Repeat everything from the first line of the listing below through the line that contains "mda_red_lbl = ['c', 'c', 'a', 'b']", exactly. Leave out pictures.

#### Material
## START

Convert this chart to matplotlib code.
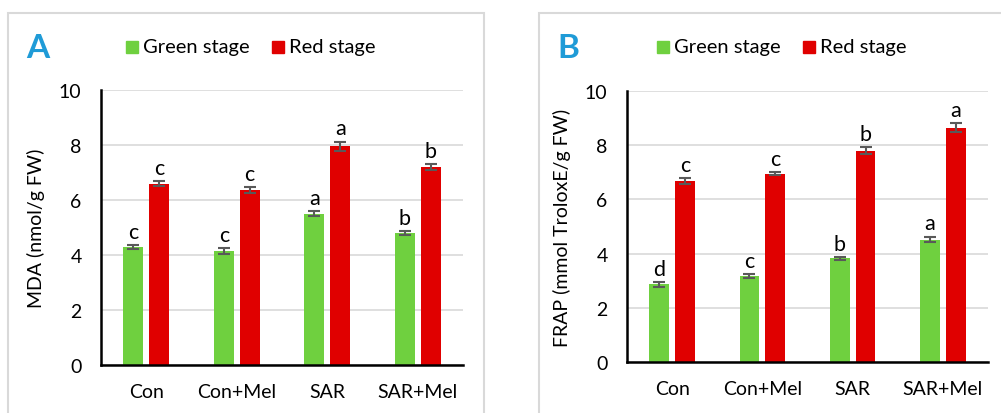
import numpy as np
import matplotlib.pyplot as plt
from matplotlib.patches import Rectangle

plt.rcParams['font.family'] = ['Lato', 'DejaVu Sans']

# treatments and measured means / errors
groups = ['Con', 'Con+Mel', 'SAR', 'SAR+Mel']

mda_green = [4.30, 4.15, 5.50, 4.80]
mda_red = [6.60, 6.36, 7.95, 7.20]
mda_green_err = [0.07, 0.10, 0.09, 0.07]
mda_red_err = [0.08, 0.10, 0.17, 0.10]
mda_green_lbl = ['c', 'c', 'a', 'b']
mda_red_lbl = ['c', 'c', 'a', 'b']

frap_green = [2.86, 3.17, 3.82, 4.52]
frap_red = [6.68, 6.95, 7.80, 8.65]
frap_green_err = [0.09, 0.08, 0.04, 0.11]
frap_red_err = [0.10, 0.06, 0.13, 0.17]
frap_green_lbl = ['d', 'c', 'b', 'a']
frap_red_lbl = ['c', 'c', 'b', 'a']

GREEN = '#6fd03f'
RED = '#e00000'
W, H = 1001, 414

fig = plt.figure(figsize=(W / 100, H / 100), dpi=100)

# light frames round each panel
for x0, x1 in [(8, 484), (539, 1010)]:
    fig.patches.append(Rectangle((x0 / W, -0.05), (x1 - x0) / W, 1.05 - 14 / H,
                                 transform=fig.transFigure, fill=False,
                                 edgecolor='#d9d9d9', linewidth=1.5))


def panel(box, green, red, gerr, rerr, glbl, rlbl, ylabel, letter, lx, leg_x):
    l, r, top, bot = box
    ax = fig.add_axes([l / W, 1 - bot / H, (r - l) / W, (bot - top) / H])
    x = np.arange(len(groups))
    bw, off = 0.22, 0.143
    ax.bar(x - off, green, bw, color=GREEN, zorder=2)
    ax.bar(x + off, red, bw, color=RED, zorder=2)
    ax.errorbar(x - off, green, yerr=gerr, fmt='none', ecolor='#595959',
                elinewidth=1.5, capsize=4, capthick=1.5, zorder=3)
    ax.errorbar(x + off, red, yerr=rerr, fmt='none', ecolor='#595959',
                elinewidth=1.5, capsize=4, capthick=1.5, zorder=3)
    for i in range(len(groups)):
        ax.text(x[i] - off, green[i] + gerr[i] + 0.12, glbl[i], ha='center',
                va='bottom', fontsize=15.5)
        ax.text(x[i] + off, red[i] + rerr[i] + 0.12, rlbl[i], ha='center',
                va='bottom', fontsize=15.5)
    ax.set_xlim(-0.5, 3.5)
    ax.set_ylim(0, 10)
    ax.set_yticks(range(0, 11, 2))
    ax.set_xticks(x)
    ax.set_xticklabels(groups, fontsize=14)
    ax.tick_params(axis='y', labelsize=14, length=0, pad=14)
    ax.tick_params(axis='x', length=0, pad=13)
    ax.yaxis.grid(True, color='#d9d9d9', linewidth=1.2, zorder=0)
    ax.set_axisbelow(True)
    for s in ['top', 'right']:
        ax.spines[s].set_visible(False)
    for s in ['left', 'bottom']:
        ax.spines[s].set_linewidth(1.8)
    ax.set_ylabel(ylabel, fontsize=14, labelpad=10)

    fig.text(lx / W, 1 - 48 / H, letter, color='#1f9bd7', fontsize=24,
             fontweight='bold', ha='center', va='center')
    # legend squares drawn by hand
    for k, (c, name) in enumerate([(GREEN, 'Green stage'), (RED, 'Red stage')]):
        sx = leg_x + k * 146
        fig.patches.append(Rectangle((sx / W, 1 - 54 / H), 12 / W, 12 / H,
                                     transform=fig.transFigure, color=c))
        fig.text((sx + 17) / W, 1 - 48 / H, name, fontsize=14.5,
                 ha='left', va='center')
    return ax


panel((101, 463, 91, 366), mda_green, mda_red, mda_green_err, mda_red_err,
      mda_green_lbl, mda_red_lbl, 'MDA (nmol/g FW)', 'A', 38, 126)
panel((627, 988, 92, 363), frap_green, frap_red, frap_green_err, frap_red_err,
      frap_green_lbl, frap_red_lbl, 'FRAP (mmol TroloxE/g FW)', 'B', 568, 657)

fig.savefig('out.png', dpi=100)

## END

#### Finished exercise
Convert this chart to matplotlib code.
import numpy as np
import matplotlib.pyplot as plt
from matplotlib.patches import Rectangle

plt.rcParams['font.family'] = ['Lato', 'DejaVu Sans']

# treatments and measured means / errors
groups = ['Con', 'Con+Mel', 'SAR', 'SAR+Mel']

mda_green = [4.30, 4.15, 5.50, 4.80]
mda_red = [6.60, 6.36, 7.95, 7.20]
mda_green_err = [0.07, 0.10, 0.09, 0.07]
mda_red_err = [0.08, 0.10, 0.17, 0.10]
mda_green_lbl = ['c', 'c', 'a', 'b']
mda_red_lbl = ['c', 'c', 'a', 'b']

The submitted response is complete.